_Collected data_

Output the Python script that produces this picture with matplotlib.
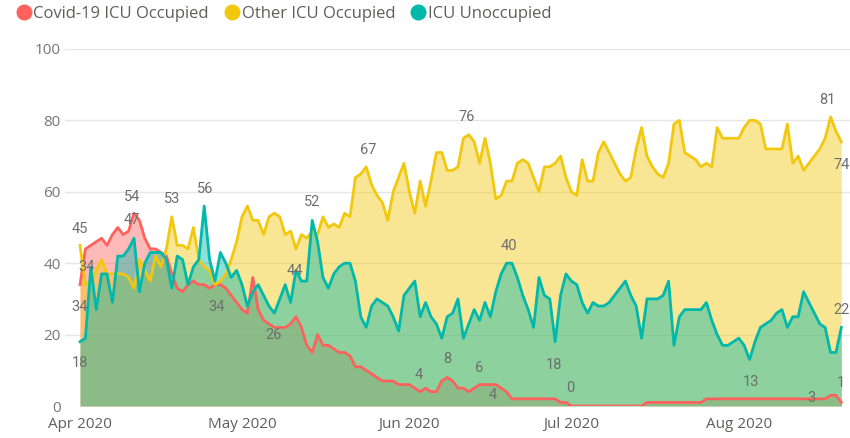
import pandas as pd
import matplotlib
matplotlib.use('Agg')
import matplotlib.pyplot as plt
import matplotlib.dates as mdates
from matplotlib.lines import Line2D

dates = pd.date_range('2020-04-01', periods=142, freq='D')

covid_icu = [
    34, 44, 45, 46, 47, 45, 48, 50, 48, 49,
    54, 52, 47, 44, 44, 43, 42, 37, 33, 32,
    34, 35, 34, 34, 33, 34, 34, 33, 31, 29,
    27, 26, 36, 27, 24, 23, 22, 22, 22, 23,
    25, 22, 17, 15, 20, 17, 17, 16, 15, 15,
    14, 11, 11, 10, 9, 8, 7, 7, 7, 6,
    6, 6, 5, 4, 5, 4, 4, 7, 8, 7,
    5, 5, 4, 5, 6, 6, 6, 6, 5, 4,
    2, 2, 2, 2, 2, 2, 2, 2, 2, 1,
    1, 0, 0, 0, 0, 0, 0, 0, 0, 0,
    0, 0, 0, 0, 0, 1, 1, 1, 1, 1,
    1, 1, 1, 1, 1, 1, 2, 2, 2, 2,
    2, 2, 2, 2, 2, 2, 2, 2, 2, 2,
    2, 2, 2, 2, 2, 2, 2, 2, 2, 3,
    3, 1,
]

other_icu = [
    45, 34, 35, 38, 41, 37, 37, 37, 37, 36,
    33, 41, 38, 35, 42, 39, 44, 53, 45, 45,
    44, 50, 41, 39, 38, 34, 35, 37, 41, 46,
    53, 56, 52, 52, 48, 53, 54, 53, 48, 49,
    44, 48, 47, 49, 48, 53, 50, 51, 50, 54,
    53, 64, 65, 67, 62, 59, 57, 52, 60, 64,
    68, 60, 54, 63, 56, 63, 71, 71, 66, 66,
    67, 75, 76, 74, 68, 75, 68, 58, 59, 63,
    63, 68, 69, 68, 64, 60, 67, 67, 68, 70,
    64, 60, 59, 69, 63, 63, 71, 74, 71, 68,
    65, 63, 64, 72, 78, 70, 67, 65, 64, 68,
    79, 80, 71, 70, 69, 67, 68, 67, 78, 75,
    75, 75, 75, 78, 80, 80, 79, 72, 72, 72,
    72, 79, 68, 70, 66, 68, 70, 72, 75, 81,
    77, 74,
]

icu_unoccupied = [
    18, 19, 39, 27, 37, 37, 29, 42, 42, 44,
    47, 32, 40, 43, 43, 43, 41, 33, 42, 41,
    34, 39, 41, 56, 41, 35, 43, 40, 36, 38,
    34, 28, 32, 34, 31, 28, 26, 30, 34, 29,
    38, 35, 35, 52, 46, 36, 33, 37, 39, 40,
    40, 35, 25, 22, 28, 30, 29, 28, 25, 21,
    31, 33, 35, 25, 29, 25, 23, 19, 25, 26,
    30, 19, 23, 27, 24, 29, 25, 32, 37, 40,
    40, 36, 31, 27, 22, 36, 31, 30, 18, 31,
    37, 35, 34, 29, 26, 29, 28, 28, 29, 31,
    33, 35, 31, 28, 19, 30, 30, 30, 31, 35,
    17, 25, 27, 27, 27, 27, 29, 24, 20, 17,
    17, 18, 19, 17, 13, 18, 22, 23, 24, 26,
    27, 22, 25, 25, 32, 29, 26, 23, 22, 15,
    15, 22,
]

series = [covid_icu, other_icu, icu_unoccupied]
names = ['Covid-19 ICU Occupied', 'Other ICU Occupied', 'ICU Unoccupied']
colors = ['#fd625e', '#f2c80f', '#01b8aa']

# data labels: (series, day index, x offset px, y offset px)
point_labels = [
    (1, 0, 0, 16), (1, 1, 1, 18), (0, 0, 0, -22), (2, 0, 0, -21),
    (0, 10, -2, 16), (2, 10, -2, 18), (1, 17, 0, 18), (2, 23, 1, 17),
    (0, 25, 2, -22), (2, 36, -1, -22), (1, 40, -1, -22), (2, 43, 0, 18),
    (1, 53, 2, 17), (0, 63, -1, 17), (0, 68, 0, 18), (1, 72, -2, 18),
    (0, 74, 0, 17), (0, 79, -14, -3), (2, 80, -3, 17), (2, 88, -1, -23),
    (0, 91, -1, 18), (2, 124, 1, -22), (0, 139, -19, -3), (0, 141, 0, 19),
    (1, 139, -3, 17), (1, 141, 0, -23), (2, 141, 0, 17),
]

fig = plt.figure(figsize=(8.5, 4.38), dpi=100)
ax = fig.add_axes([65 / 850, 32 / 438, 785 / 850, 357 / 438])

# areas overlap (not stacked), each one translucent
for vals, c in zip(series, colors):
    ax.fill_between(dates, vals, color=c, alpha=0.44, lw=0, zorder=2)
for vals, c in zip(series, colors):
    ax.plot(dates, vals, color=c, lw=2.0, zorder=3)

for s, i, dx, dy in point_labels:
    v = series[s][i]
    ax.annotate(str(v), (dates[i], v), xytext=(dx, dy), textcoords='offset pixels',
                ha='center', va='center', fontsize=10.5, color='#6e6e6e',
                family='Roboto', zorder=5, annotation_clip=False)

ax.set_xlim(dates[0] - pd.Timedelta(days=2.78), dates[0] + pd.Timedelta(days=142.6))
ax.set_ylim(0, 100)
ax.set_yticks([0, 20, 40, 60, 80, 100])
ax.grid(axis='y', color='#e6e6e6', lw=1, zorder=0)
ax.set_axisbelow(True)
for sp in ax.spines.values():
    sp.set_visible(False)

ax.xaxis.set_major_locator(mdates.MonthLocator())
ax.xaxis.set_major_formatter(mdates.DateFormatter('%b %Y'))
ax.tick_params(axis='x', length=0, pad=8, labelsize=11, labelcolor='#605e5c')
ax.tick_params(axis='y', length=0, pad=3, labelsize=11, labelcolor='#777777')
for lab in ax.get_xticklabels() + ax.get_yticklabels():
    lab.set_family('Open Sans')

handles = [Line2D([], [], marker='o', ls='none', markersize=10.5,
                  markerfacecolor=c, markeredgecolor=c) for c in colors]
fig.legend(handles, names, loc='center left', bbox_to_anchor=(16 / 850, 1 - 14 / 438),
           ncol=3, frameon=False, handletextpad=0.05, columnspacing=0.9,
           handlelength=1.0, borderaxespad=0, borderpad=0,
           labelcolor='#605e5c', prop={'family': 'Open Sans', 'size': 12})

fig.savefig('out.png', dpi=100)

_What you will do_
Give back exactly the lines from the first line of the data through the line with "dates = pd.date_range('2020-04-01', periods=142, freq='D')", pictures excluded.

_Solution below_
Output the Python script that produces this picture with matplotlib.
import pandas as pd
import matplotlib
matplotlib.use('Agg')
import matplotlib.pyplot as plt
import matplotlib.dates as mdates
from matplotlib.lines import Line2D

dates = pd.date_range('2020-04-01', periods=142, freq='D')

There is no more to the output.